Since 2012 all wines tasted by Decanter’s wine experts are scored on a 100-point scale, whereas previously it was on a 20-point scale. The new way enables readers to be able to use whichever scoring system they are most familiar with, and can, using the conversion table, easily convert any score from one system into the other.
The wine critics who review the wines for Decanter are some of the most renowned in the industry. They taste the wines blind, and are always mentioned by name, so that you can find an expert whose taste in wines is most similar to yours. Finally these experts tend to review wines from regions they specialise in, which ensures that the scores reflect the wines heritage and the region’s style best.
William Kelley, the North America Correspondent for Decanter Magazine and former president of the prestigious Oxford University Wine Circle, is one of the publication’s key experts. Luckily for us, William was kind enough to give us an insight to his approach in tasting and reviewing wines, and what he believes make reviews an important reference point for wine drinkers around the globe.
INTERVIEW WITH WILLIAM KELLEY
Hi William, thank you very much for taking the time to answer some questions for our readers, and of course congratulations on being short-listed for the Louis Roederer Emerging Wine Writer of the Year Award! How did you get into wine? And when did you start reviewing them?
I was initiated into wine, if I can put it like that, when I tasted a bottle of 1955 Château Lynch Bages at the age of seventeen. It was a radically more complex and compelling beverage than any I'd encountered before, and I resolved to learn more. While my parents drink wine with meals, their interest doesn't go much further than that, so I was fortunate to be mentored by an older wine writer named Hugo Dunn-Meynell, who passed away in 2013. Under his guidance, I cut my teeth as a taster on many of the great clarets and Burgundies of the post-war period. '55 La Mission Haut Brion and '61 Palmer come to mind as two bottles that really made an impression, but there were many."
I also joined the Oxford University Wine Circle as an undergraduate and ultimately served as its president for four years, which was certainly a bit of a distraction from my doctorate, but also a unique opportunity. We hosted weekly tastings with many of the world's best producers. I remember cooking dinner after tastings for people like Krug's winemaker Eric Lebel (who made his first visit to the UK to present a tasting for us), Yves Gangloff, François Mitjaville, Jeremy Seysses, Rodolphe Péters. Those were unforgettable times, and we also drank a lot of great bottles, which is really the only way to develop one's taste.

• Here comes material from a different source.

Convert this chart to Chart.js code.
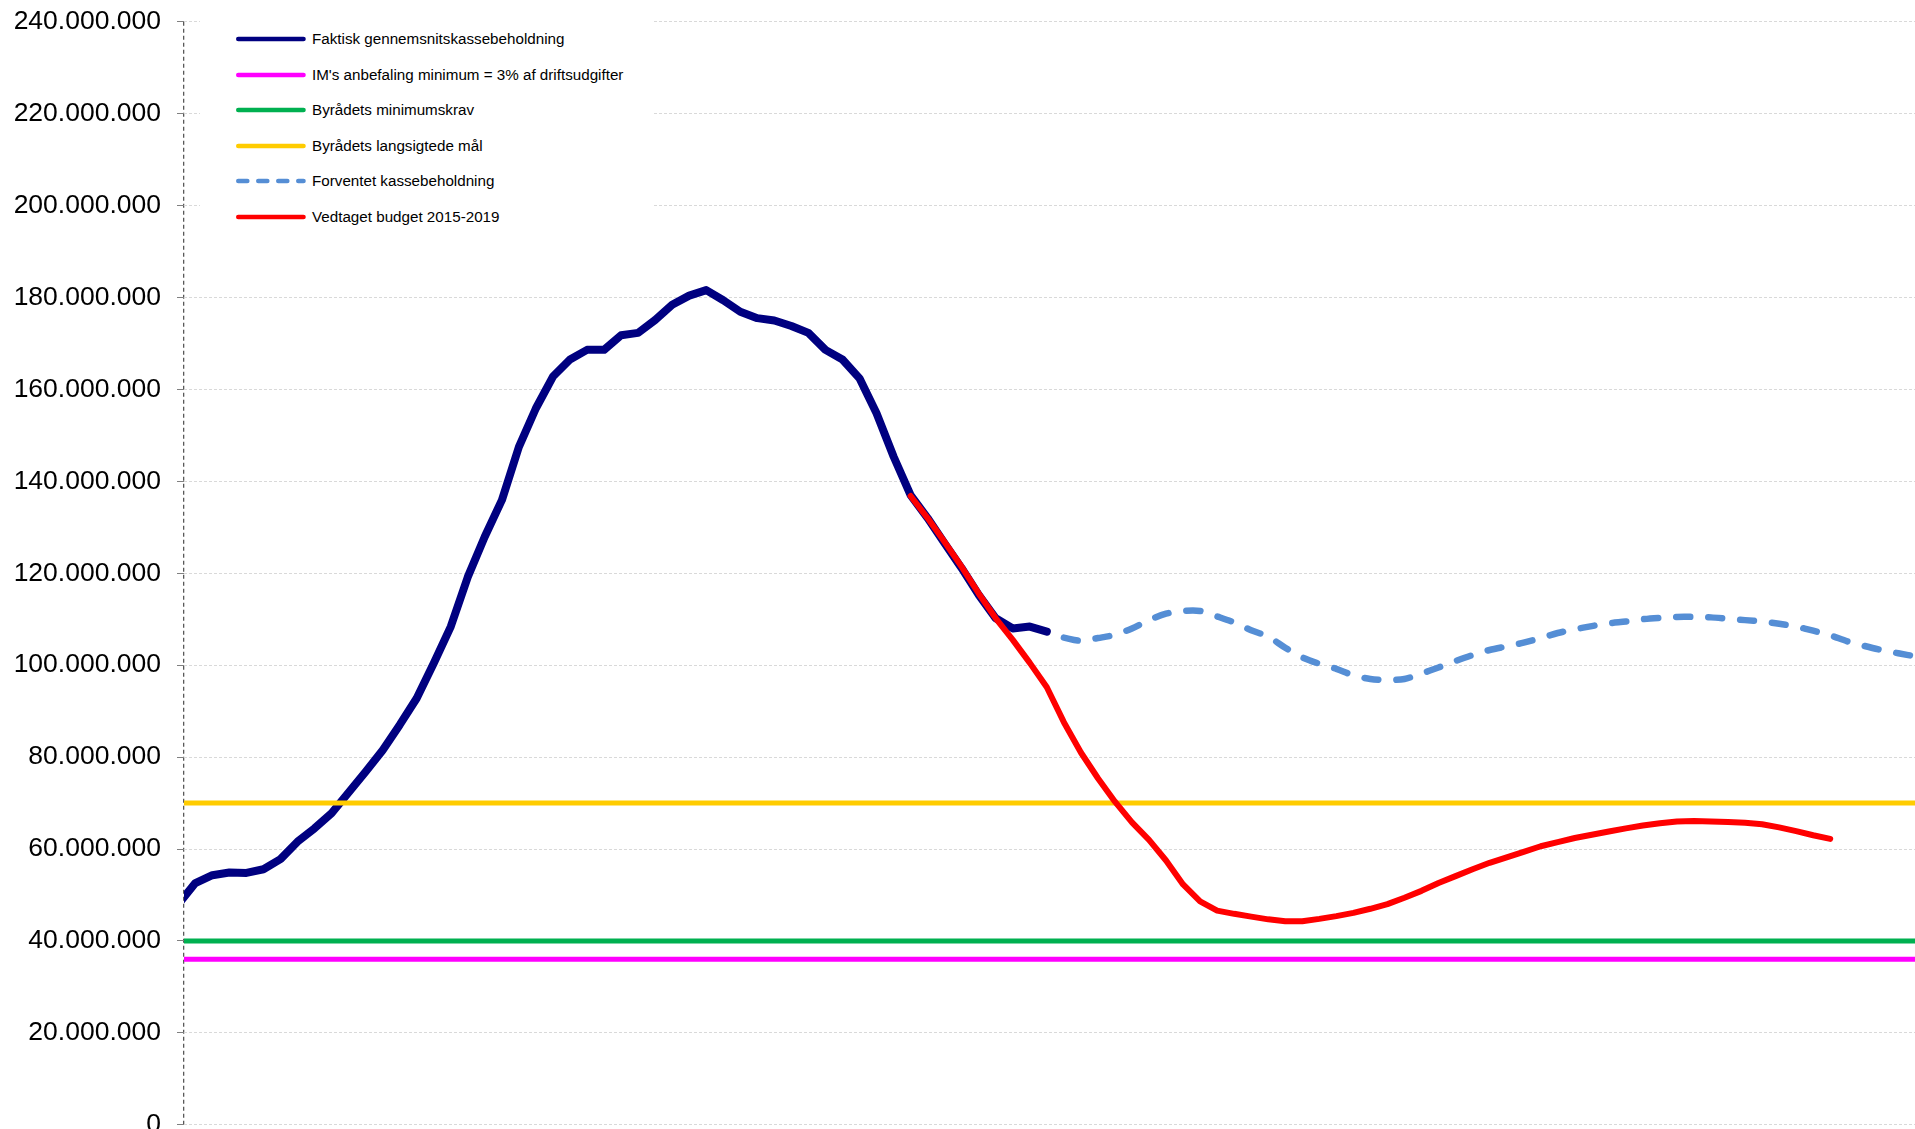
<!DOCTYPE html>
<html>
<head>
<meta charset="utf-8">
<script src="https://cdn.jsdelivr.net/npm/chart.js@4.4.1/dist/chart.umd.min.js"></script>
<style>
  html, body { margin:0; padding:0; background:#fff; overflow:hidden; width:1915px; height:1129px; }
  #wrap { position:relative; width:1915px; height:1129px; overflow:hidden; background:#fff; }
  #chart { position:absolute; left:0; top:0; }
  #legend { position:absolute; left:200px; top:0; width:454px; height:248px; background:#fff;
            font-family:'Liberation Sans', Arial, sans-serif; font-size:15.2px; color:#000; }
  .item { position:absolute; left:0; height:20px; width:454px; }
  .item svg { position:absolute; left:36px; top:4px; }
  .item span { position:absolute; left:112px; top:0; line-height:20px; white-space:nowrap; }
</style>
</head>
<body>
<div id="wrap">
  <canvas id="chart" width="2000" height="1145" style="width:2000px;height:1145px;"></canvas>
  <div id="legend"></div>
</div>
<script>
// ---- Data (mio. kr., one value per period index) ----
const faktiskStart = 0;
const faktisk = [48.0, 52.6, 54.3, 54.9, 54.8, 55.6, 57.8, 61.6, 64.5, 67.8, 72.3, 76.8, 81.5, 87.0, 92.8, 100.4,
  108.4, 119.2, 128.0, 135.9, 147.5, 155.9, 162.8, 166.5, 168.6, 168.6, 171.8, 172.3, 175.1, 178.4, 180.4, 181.6,
  179.4, 176.9, 175.5, 175.0, 173.8, 172.3, 168.6, 166.5, 162.4, 154.8, 145.4, 137.0, 132.0, 126.5, 121.1, 115.3,
  110.2, 108.0, 108.4, 107.3];

const budgetStart = 43;
const budget = [136.8, 132.0, 126.8, 121.4, 115.6, 110.2, 105.5, 100.5, 95.2, 87.6, 81.0, 75.4, 70.3, 65.8, 62.0,
  57.5, 52.3, 48.6, 46.6, 45.9, 45.3, 44.7, 44.3, 44.3, 44.8, 45.4, 46.1, 47.0, 48.0, 49.4, 50.9, 52.6, 54.1, 55.6,
  57.0, 58.2, 59.4, 60.6, 61.5, 62.4, 63.1, 63.8, 64.5, 65.1, 65.6, 66.0, 66.1, 66.0, 65.9, 65.7, 65.4, 64.7, 63.9,
  63.0, 62.2];

const forventetStart = 52;
const forventet = [106.0, 105.3, 105.9, 106.6, 108.0, 109.8, 111.2, 111.8, 111.8, 110.6, 109.3, 107.6, 106.2, 103.8,
  101.7, 100.3, 99.2, 97.8, 97.0, 96.8, 97.0, 98.2, 99.5, 100.9, 102.2, 103.3, 104.1, 104.9, 105.9, 107.0, 107.8,
  108.5, 109.1, 109.5, 110.0, 110.3, 110.5, 110.5, 110.4, 110.1, 109.8, 109.5, 109.0, 108.4, 107.5, 106.5, 105.2,
  104.2, 103.3, 102.6, 101.9, 101.2];

const imMinimum = 36;       // IM's anbefaling minimum = 3% af driftsudgifter
const byraadMinimum = 40;   // Byrådets minimumskrav
const byraadMaal = 70;      // Byrådets langsigtede mål

const yTickValues = [0, 20, 40, 60, 80, 100, 120, 140, 160, 180, 200, 220, 240];

const seriesLabels = [
  'Faktisk gennemsnitskassebeholdning',
  "IM's anbefaling minimum = 3% af driftsudgifter",
  'Byrådets minimumskrav',
  'Byrådets langsigtede mål',
  'Forventet kassebeholdning',
  'Vedtaget budget 2015-2019'
];
const seriesColors = ['#000080', '#FF00FF', '#00B050', '#FFCC00', '#558ED5', '#FF0000'];

// ---- Build ----
const lastIdx = forventetStart + forventet.length - 1;
const pts = (start, arr) => arr.map((v, k) => ({ x: start + k, y: v }));
const flat = v => [{ x: 0, y: v }, { x: lastIdx, y: v }];
const fmt = v => (v === 0 ? '0' : String(Math.round(v * 1e6)).replace(/\B(?=(\d{3})+(?!\d))/g, '.'));

const FONT = "'Liberation Sans', Arial, sans-serif";

new Chart(document.getElementById('chart'), {
  type: 'line',
  data: {
    datasets: [
      { label: seriesLabels[5], data: pts(budgetStart, budget), borderColor: seriesColors[5], borderWidth: 6, order: 1 },
      { label: seriesLabels[4], data: pts(forventetStart, forventet), borderColor: seriesColors[4], borderWidth: 6.5,
        borderDash: [14, 18], tension: 0.3, order: 2 },
      { label: seriesLabels[3], data: flat(byraadMaal), borderColor: seriesColors[3], borderWidth: 5, order: 3 },
      { label: seriesLabels[2], data: flat(byraadMinimum), borderColor: seriesColors[2], borderWidth: 5, order: 4 },
      { label: seriesLabels[1], data: flat(imMinimum), borderColor: seriesColors[1], borderWidth: 5, order: 5 },
      { label: seriesLabels[0], data: pts(faktiskStart, faktisk), borderColor: seriesColors[0], borderWidth: 8, order: 6 }
    ]
  },
  options: {
    responsive: false,
    animation: false,
    devicePixelRatio: 1,
    datasets: { line: { clip: 0 } },
    elements: {
      point: { radius: 0, hoverRadius: 0 },
      line: { borderCapStyle: 'round', borderJoinStyle: 'round', tension: 0, fill: false }
    },
    layout: { padding: { left: 0, right: 0, top: 21.7, bottom: 20.2 } },
    plugins: { legend: { display: false }, tooltip: { enabled: false }, title: { display: false } },
    scales: {
      x: {
        type: 'linear', min: 0.335, max: 106.97,
        afterBuildTicks: s => { s.ticks = [{ value: s.min }]; },
        ticks: { display: false },
        grid: { color: '#595959', lineWidth: 1.3, drawTicks: false },
        border: { display: false, dash: [4, 3] }
      },
      y: {
        min: 0, max: 240,
        afterBuildTicks: s => { s.ticks = yTickValues.map(v => ({ value: v })); },
        afterFit: s => { s.width = 184; s.paddingTop = 0; s.paddingBottom = 0; },
        ticks: { color: '#000', padding: 16, font: { family: FONT, size: 26.5 }, callback: v => fmt(v) },
        grid: { color: '#d9d9d9', lineWidth: 1, tickLength: 7, tickColor: '#808080' },
        border: { display: false, dash: [3, 2] }
      }
    }
  }
});

// ---- Legend (HTML, top-left inside plot) ----
const legend = document.getElementById('legend');
const rowY = [39, 74.6, 110.2, 145.8, 181.4, 217];
seriesLabels.forEach((lab, i) => {
  const d = document.createElement('div');
  d.className = 'item';
  d.style.top = (rowY[i] - 10) + 'px';
  const dash = i === 4 ? ' stroke-dasharray="9 11"' : '';
  d.innerHTML = '<svg width="72" height="12"><line x1="2.3" y1="6" x2="67.5" y2="6" stroke="' + seriesColors[i] +
    '" stroke-width="4.6" stroke-linecap="round"' + dash + '/></svg><span></span>';
  d.querySelector('span').textContent = lab;
  legend.appendChild(d);
});
</script>
</body>
</html>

At some point it dawned on me that a career in wine was really what I wanted to pursue—writing about it and perhaps some day making it. So I ended up heading out to Napa Valley to work a harvest, and started writing for Decanter around the same time, becoming their North America Correspondent this year.
What do you think is the most important aspect of wine reviews for the consumer?
Above all, reviews need to be useful. So a tasting note should identify a wine's distinguishing features; the characteristics that differentiate it from other wines and give it its personality. Perhaps most importantly where North American wine is concerned, that includes giving a sense of what stylistic camp a wine falls into: whether its aesthetic is restrained and classical, say, or super-ripe and modernist. Because I'm reviewing wines for a large audience, I try not to be too dogmatic about questions of style (though my own taste is pretty classical): some readers will like one thing, others another, and I want my notes to be useful to everyone. But I do try to indicate clearly where a particular wine sits on the stylistic spectrum.
How do you prepare yourself for a (Decanter) wine tasting? Do you have a ritual?
I don't have any particular ritual. I simply try to make sure I'm in an environment without distracting ambient aromatics, holding a familiar wine glass (ideally a Zalto Universal), and tasting a wine that's at the correct temperature. Wherever possible, I like to taste wines repeatedly and follow them over several days, a practice I followed extensively for my 2013 California Cabernet reviews. I also think it's important not to fall into the hubristic trap of speed-tasting, or lining up too many bottles to taste in one day. It's definitely challenging to judge big, tannic reds that may be shut down, and it takes time and concentration. If it's taken a winemaker 18 months or more to make a wine, I think it behoves me to give it more than fifteen seconds of my cursory attention.
What do you consider the most enjoyable/ most difficult part of a tasting?
I love tastings that deepen one's understanding of a particular wine and how it evolves over time. Ridge's Monte Bello, for example, usually has really high acidity and a correspondingly low pH: sometimes as low as 3.3 or 3.4, which would be more usual in a white wine, especially in California. It's a characteristic of the high-altitude limestone site, and it makes most Monte Bellos pretty tight and structural just after bottling. It takes experience to read a wine like that and know how it's likely to evolve, but once you've acquired that over the years then it's great fun contemplating the beauty that's going to develop with bottle age. So vertical tastings can be very informative, as you get a sense of things like that.
I also love it when producers really succeed. Cathy Corison's 2013s, for example, may well be the best she's made to date—and I've tasted almost every vintage she's made back to 1989. Both the regular bottling and the Kronos really have the x-factor in 2013; the sort of wines that just proclaim that they're special. Raj Parr's 2014 Sandhi Chardonnays are the same. If I really don't have anything bad to say, then writing a note is a real pleasure; I can let myself write like a wine-lover, not a critic.
By contrast, the most difficult thing is reviewing and scoring a wine that is technically correct, but just soulless and dull. I can think of some California wines that might be superficially appealing—perhaps because of richness and 'fruit-weight' or whatever—but are really totally anonymous. Once you've tasted fifteen of them in a row, you become hyper-critical of wines like that. Of course, I think it's important to be critical, but I also try hard not to be polemical. It's about finding a balance.